Lewis Hamilton expressed his reluctance to race in Saudi Arabia, saying that he doesn’t feel comfortable with human rights issues surrounding the place.
Hamilton will be racing in Saudi Arabia for the first time in his career. The country has a history of having a sketchy human rights record. One of those laws have been LGBTQIA+ intolerance, something that is scary in this and age.
Progressiveness is the need of the hour, but countries like Saudi Arabia set it back by many years. It is the same situation in Qatar, where the seven-time champion raced with a rainbow-coloured helmet to raise awareness. He will be doing the same in Jeddah.
Hamilton expressed his reluctance to race in Saudi Arabia, and revealed how shocked he was to hear about some of the rules.
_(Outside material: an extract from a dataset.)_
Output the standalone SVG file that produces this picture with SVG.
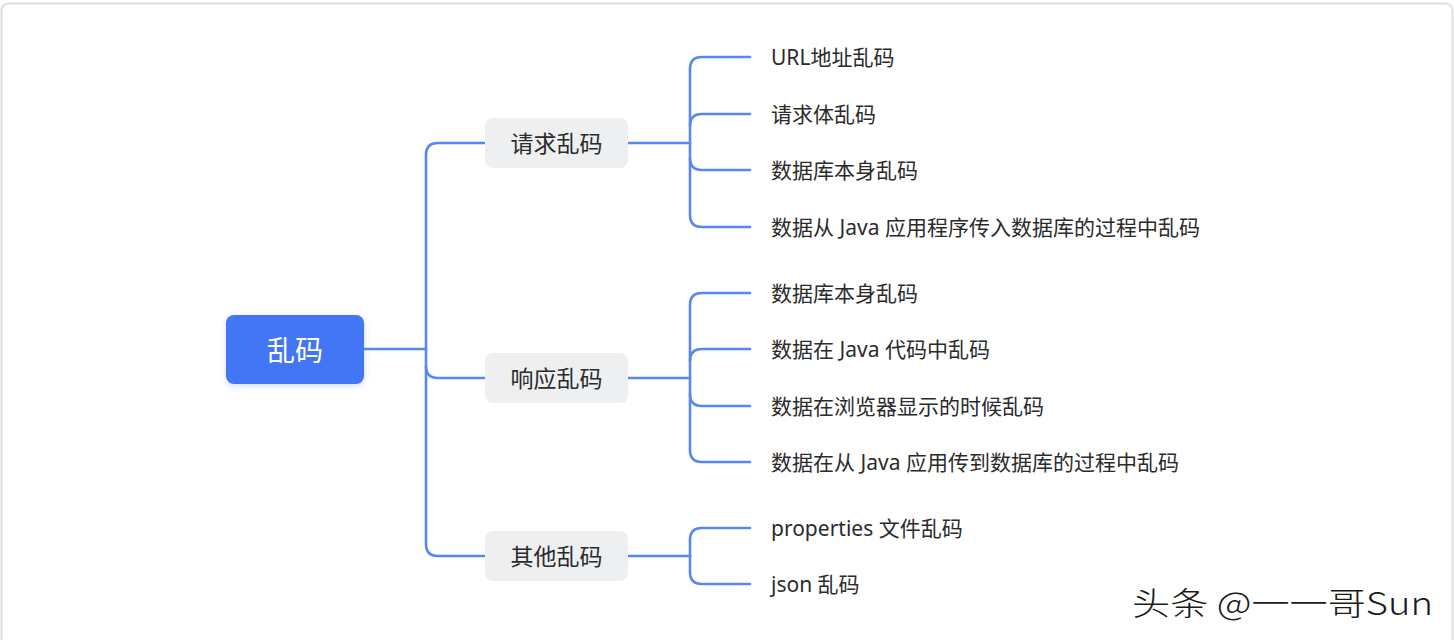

As quoted by Sky News, he said, “Do I feel comfortable here? I wouldn’t say that I do.
“But it’s not my choice to be here. The sport has taken the choice to be here.
“There’s changes that need to be made. For example women’s rights of being able to drive in 2018, it’s how they are policed. Some of the women are still in prison from driving many, many years ago.
“So there’s a lot of changes that need to happen and I think our sport needs to do more.”
Sporting winds of change
Hamilton’s thoughts were echoed by fellow driver Sebastian Vettel, who insisted that change had to be made irrespective of circumstances.
“Some things are not going the way they should,” he said.
“For sure there are shortcomings and they have to be addressed, but I still feel the more powerful tool is the positive weapon.”